1. Component taxonomy: Random (Type A) vs. Systematic (Type B); for each component record name/type/value/unit/distribution/coverage/method.
2. Propagation rules:
   • rss: independent standard uncertainties, u_c = ( sqrt( Σ u_i^2 ) );
   • linear: first-order Taylor, u_c = ( sqrt( J Σ J^T ) ) with J = ( ∂f / ∂x );
   • montecarlo|bayesian: provide sample count or prior/likelihood; report coverage interval and target_p.
3. Expanded uncertainty: U = ( k * u_c ); under normal assumptions, k≈2 ≈ 95%.

VI. Correlation Handling

• Group method: use a shared correlation or pairwise correlations within a group; across groups default to independence.
• Covariance method: provide Σ directly, or standard deviations with correlation matrix R where Σ = D R D.
• Reporting: document correlation sources (calibration/parallel measurement/theory) and sensitivity of u_c.

VII. Metrology & Units

• Declare units for all numeric fields and pass check_dim; for physical/time/frequency/performance quantities, normalize units first before combining.
• When combining statistical (resampling/repeats) and metrological uncertainties, normalize postures first, then compose and report the total uncertainty.

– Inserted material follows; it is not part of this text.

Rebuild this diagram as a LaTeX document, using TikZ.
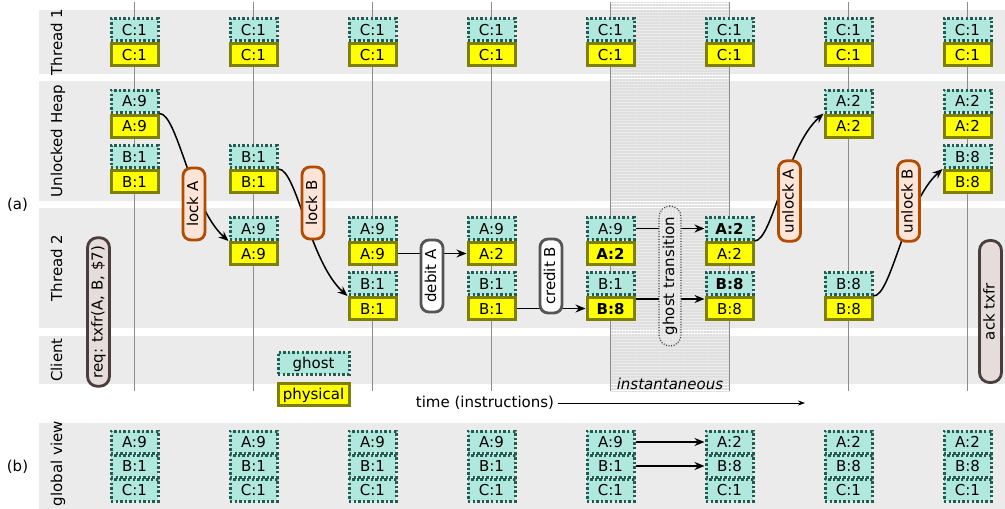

VIII. Path-Dependent Quantities (e.g., T_arr)

1. Two equivalent expressions:
   • T_arr = ( 1 / c_ref ) * ( ∫ n_eff d ell )
   • T_arr = ( ∫ ( n_eff / c_ref ) d ell )
2. Registration: record delta_form, path="gamma(ell)", and measure="d ell" in the Model Card; include uncertainties for n_eff, c_ref, etc., in propagation and pass check_dim.

IX. Machine-Readable Fragment (Drop-in)

calibration:

method: "temperature"

params: {t: 1.7}

eval: {report:["ece","brier","calibration_curve"], ece_bins:15, significance:{test:"bootstrap", alpha:0.05}}

coverage: {target_p:0.95, method:"tolerance", interval:"two-sided"}

uncertainty:

model: "linear"

components:

- {name:"thermal", type:"random", value:2.1, unit:"K", distribution:"normal", coverage:{k:1.0}}

- {name:"cal_gain", type:"systematic", value:0.8, unit:"%", distribution:"normal", coverage:{k:2.0}, corr_group:"instrument"}

correlation: {posture:"groups", groups:[{name:"instrument", pairwise:"rho=0.6"}]}

propagation: {rule:"linear", linearization:"first-order"}

coverage_policy: {target_p:0.95, k:2.0}

report: {significant_figures:3, unit_consistency:true}

X. Consistency with Evaluation, Objectives & Resources

• Calibration evaluation follows Chapter 11’s seeds/repeats/ci/significance.
• The objective L(θ) output assumptions are consistent with the calibrated distribution q(y|x).
• Any compute overhead from calibration/uncertainty inference is reflected in deployment/resources and its metric impact (with significance) is reported in evaluation.

XI. Export Manifest & Audit Trail

export_manifest:

artifacts:

- {path:"calibration/report.md", sha256:"..."}

- {path:"calibration/curve.png", sha256:"..."}

- {path:"uncertainty/breakdown.csv", sha256:"..."}

- {path:"uncertainty/covariance.npy", sha256:"..."}

references:

- "EFT.WP.Core.DataSpec v1.0:EXPORT"

- "EFT.WP.Core.Metrology v1.0:check_dim"

XII. Chapter Compliance Checklist

• calibration.method/params and evaluation indicators/coverage intervals are explicit; differences include p-values and CIs.
• uncertainty.components/correlation/propagation are complete; U = k*u_c matches target_p.
• All fields with units pass check_dim; statistical and metrological uncertainties are normalized before combination.
• For path-dependent quantities (e.g., T_arr), delta_form/path/measure are registered and included in propagation.
• Export manifest lists curves, breakdown tables, covariance and reports with sha256; references use “Volume vX.Y:Anchor”.